The Pan-STARRS telescope was built to patrol the sky for dangerous asteroids in our own system, not interlopers from beyond. But astronomers got a surprise.

Meech learned in a phone call one night that her colleagues had found one whose path seemed to originate beyond the solar system altogether. “Wow, this is exciting,” Meech recalls thinking.

Astronomers had long surmised that interstellar debris might invade the solar system from time to time, in the form of icy chunks spit from the rocky disks forming faraway planets.

Such wanderers would manifest themselves as comets when they get close to our sun, vaporising and lighting up; however, they have not been seen. Now astronomers know why.

Oumuamua showed no such cometary brightening. It is so dark and faint that it could only have been detected by a powerful telescope with a wide field of view, like Pan-STARRS.

Many more should be visible to the Large Synoptic Survey Telescope, with a diameter of 8m, being built in Chile. “We have to get ready for these,” Meech says.

Oumuamua brightens and dims dramatically every 7.3 hours, which suggests that it is rotating about its short axis. That is something the little asteroid could endure without flying apart only if it were made of sterner, stronger stuff than the dirty snow that characterises most comets.

Spectral measurements have revealed that Oumuamua is dark red, the colour of many moons in the outer solar system on which icy organic molecules have been stained by radiation in outer space. Iron can also contribute to that colour, Meech says.

How Oumuamua got its shape is a mystery for now. Perhaps, Meech says, it was shot away from its home star by a supernova explosion. Or perhaps it was formed by a pair of objects that collided and stuck together. Stay tuned.

Where did it come from? Meech says the astronomers were initially excited when the orbit appeared to point to the brightest star in Lyra, Vega, which is known to have a debris disk. It would have taken the object about 600,000 years to get here from there, astronomers estimated.

But further refinements in the trajectory have made it less likely that Vega actually was the source.

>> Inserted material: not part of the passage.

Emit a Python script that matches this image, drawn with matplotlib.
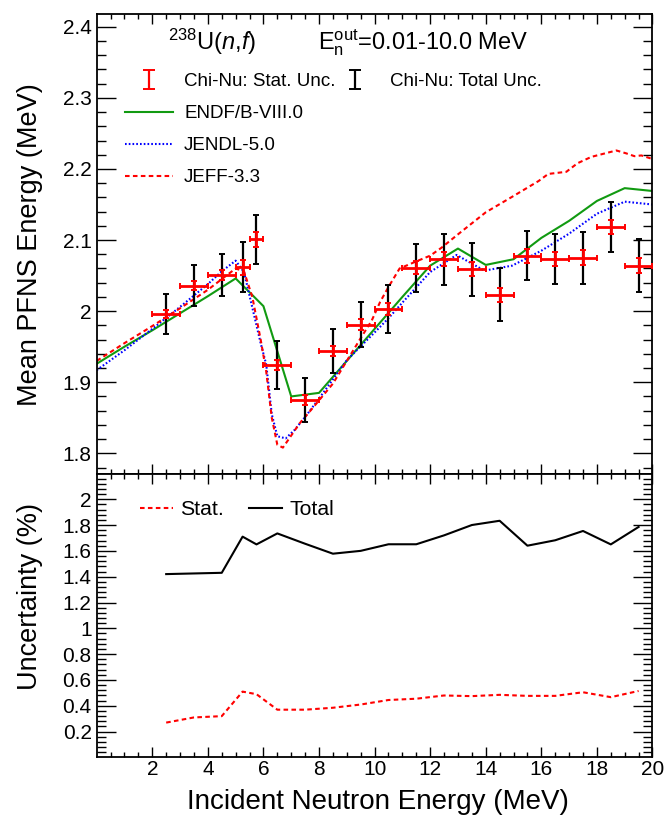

The fact that Oumuamua was travelling at about the same speed relative to the sun as other nearby stars suggests that this is the asteroid’s first encounter with a new star system.

Still, the authors write in Nature, “The possibility that Oumuamua has been orbiting the galaxy for billions of years cannot be ruled out.”

Where it’s going is equally in the dark. Like the Voyager spacecraft that was slingshot around Jupiter, Oumuamua will leave the sun with more energy and heading in a different direction, Meech says.

The adventures of this asteroid and its ilk paint a very different picture of the galaxy than you might imagine while gazing up at a sky, in which the stars seem separate and sovereign, beaming away in solitude.

The oxygen and iron in our blood were created in a supernova explosion long ago and far away from here, and the gold in our wedding bands was formed in the collision of neutron stars. We now know that meteorites sprung by asteroid impacts on Mars land on Earth all the time.

Otherwise respectable astronomers speculate that one of them might have seeded Earth with life that started on Mars when it was warm and wet long ago.

But we can look even further out and backward in time for our connection to the cosmos. Consider the hundreds of thousands of years that Oumuamua might have taken to get here. While that might sound like a long time, it is a blink of cosmic time.

The Milky Way galaxy is 10 billion years old, which means that over the course of our galaxy’s lifetime so far, little Oumuamua might have cruised through some 20,000 star systems – a small fraction of the 200 billion stars in the galaxy, but still a goodly number of stamps on its cosmic passport.

Oumuamua would have trailed behind bits of dust and debris, and so the stars and the worlds of the galaxy mix it up. It may be that the universe is a small place after all.